Los aniversarios proporcionan material abundante para llenar espacios informativos, opinativos o, lo que más se lleva ahora, entreverados de lo uno y lo otro. Nadie espere, sin embargo, grandes aprendizajes o profundas reflexiones. Eso, si llega, se deja para los libros de Historia o los sesudos estudios académicos. El día a día se alimenta de material más pedestre. Proclamas con sesgo ideológico, ascuas arrimadas a la sardina propia o, resumiendo, interpretaciones maniqueas de la realidad que no dejan opción a las medias tintas. Cualquier intento de mirada amplia que trascienda los prejuicios es un esfuerzo inútil, no solo condenado a la melancolía sino a la acusación por partida doble –de tirios y troyanos– de defender los postulados del enemigo.
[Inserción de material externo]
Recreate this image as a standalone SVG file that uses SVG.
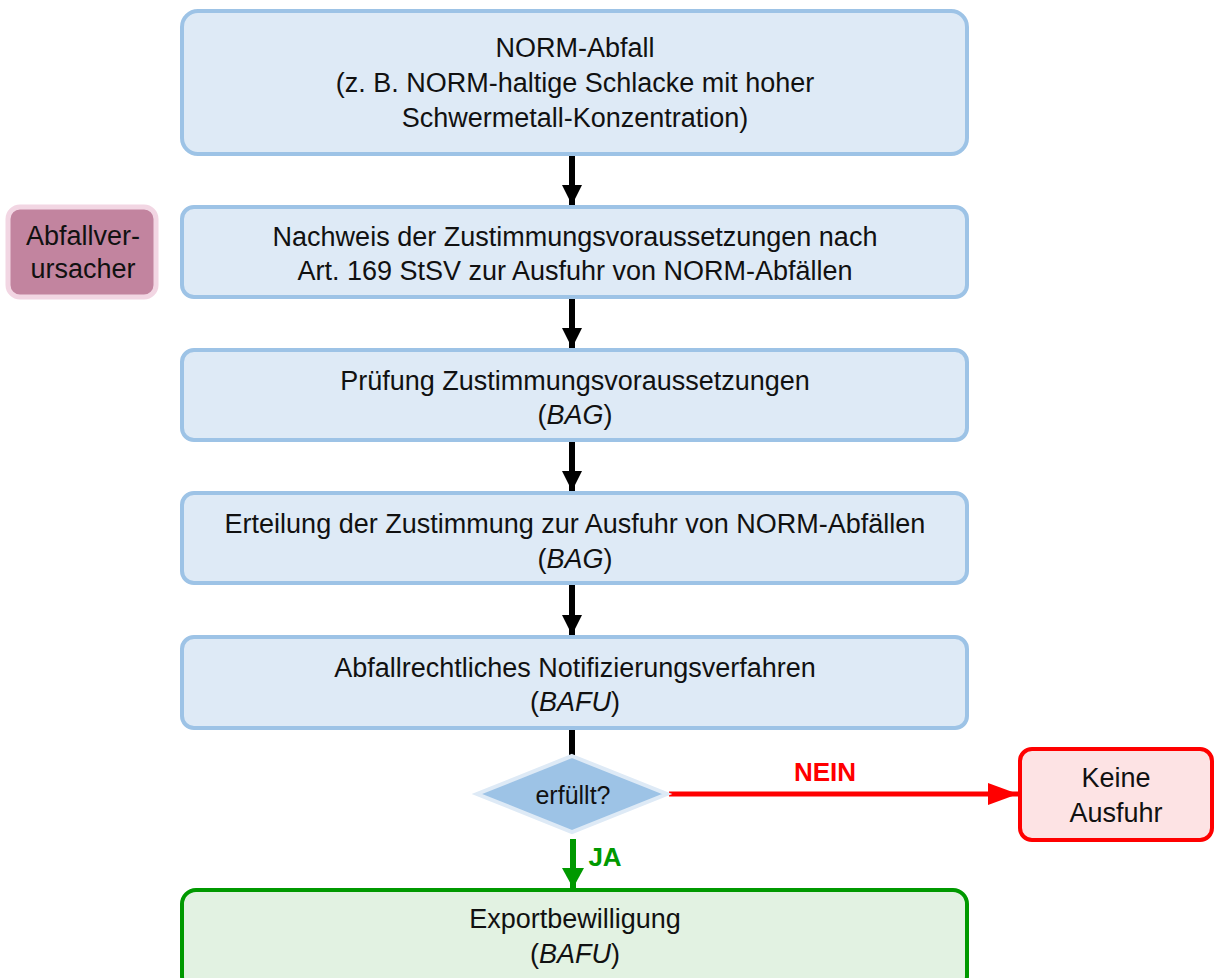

Es lo que llevamos padeciendo desde que, hace un año y un día, tuvimos noticia de la brutal matanza de civiles israelíes perpetrada por Hamás. Ya solo decirlo así, con las palabras que acabo de utilizar, nos convertía en abanderados del sionismo. En la versión más dulce de los guardianes de la ortodoxia progresí, aquel baño de sangre suponía la justa y necesaria respuesta del pueblo palestino a tres cuartos de siglo de opresión y represión sin cuartel por parte de los hebreos. Era en vano tratar de explicar que, sin negar ni remotamente la veracidad de la acusación a Tel Aviv, no cabía identificar al pueblo palestino con Hamás. A la recíproca, cuando llegó la inevitable respuesta, que sabíamos que sería desproporcionada aunque no al punto brutal que lo está siendo, denunciarla sin ambages implica que desde la contraparte autora de las masacres se nos tilde de conniventes con el terrorismo islamista y, por descontado, contrarios al derecho de la población de Israel a vivir de forma segura. Y en esa espiral seguimos al paso de un calendario completo, atrapados entre los justificadores de unas u otras matanzas y señalados ahora como sionistas, ahora como antisemitas.